Intentions : «We report the results of a study designed to better understand human capital decisions by the poor. A secondary purpose of the study is to collect information that could be used to design a policy to encourage the poor to save and invest in human capital.» (p. 1)
Échantillon/Matériau : «A total of 256 subjects [from Montreal] participated […]. Sixty-three percent had family income less than the Statistics Canada low-income cut-off (LICOs) for their family size and composition. Average total family income for the entire sample was approximately $22,500 CAD. Seventy-two percent of the subjects were labor market participants, either employed or unemployed. Two thirds of the subjects were women. Participants were far from uneducated.» (p. 4)
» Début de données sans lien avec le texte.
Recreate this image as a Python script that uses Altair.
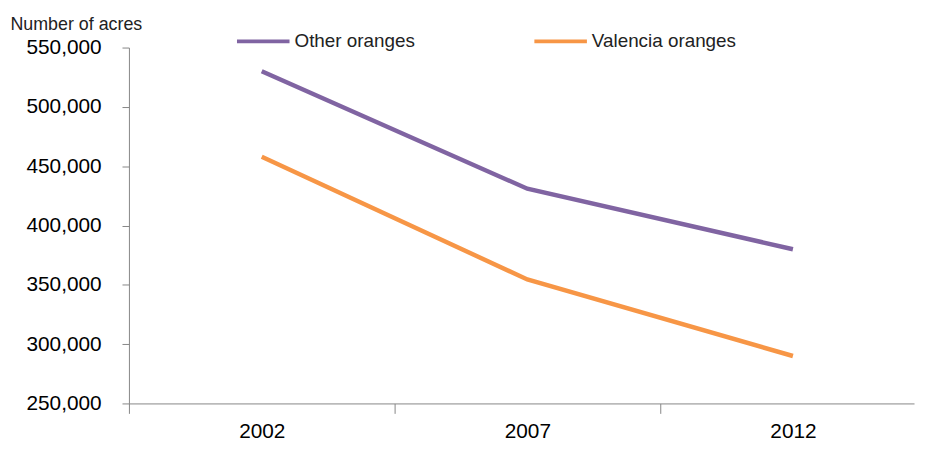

Instruments : Questionnaire
Type de traitement des données : Analyse statistique
«Based on the study’s results, we conclude that a sizable proportion of the working poor would invest in human capital if the investment were sufficiently subsidized. The more the investment was subsidized, the more likely individuals were to invest. When subjects were presented with the opportunity analogous to the learn$ave matching offer ($400 in educational expenses or $100 in cash), 44 percent of subjects accepted the offer of education, almost double the proportion of subjects willing to invest at the lower matching rate of 1/1. Because these results entail giving up “house money” rather than their own earned income, they may slightly overstate subjects’ willingness to forego current income for an investment in education.22 Many of the subjects chose not to invest, even at the highest subsidy rate of 5/1: At this rate, 45.4 did not invest in their own human capital, and 52.1 did not invest in a family member’s education.» (p. 15) Note : Cette étude s’intéresse à la question de l’investissement dans l’éducation des membres de la famille.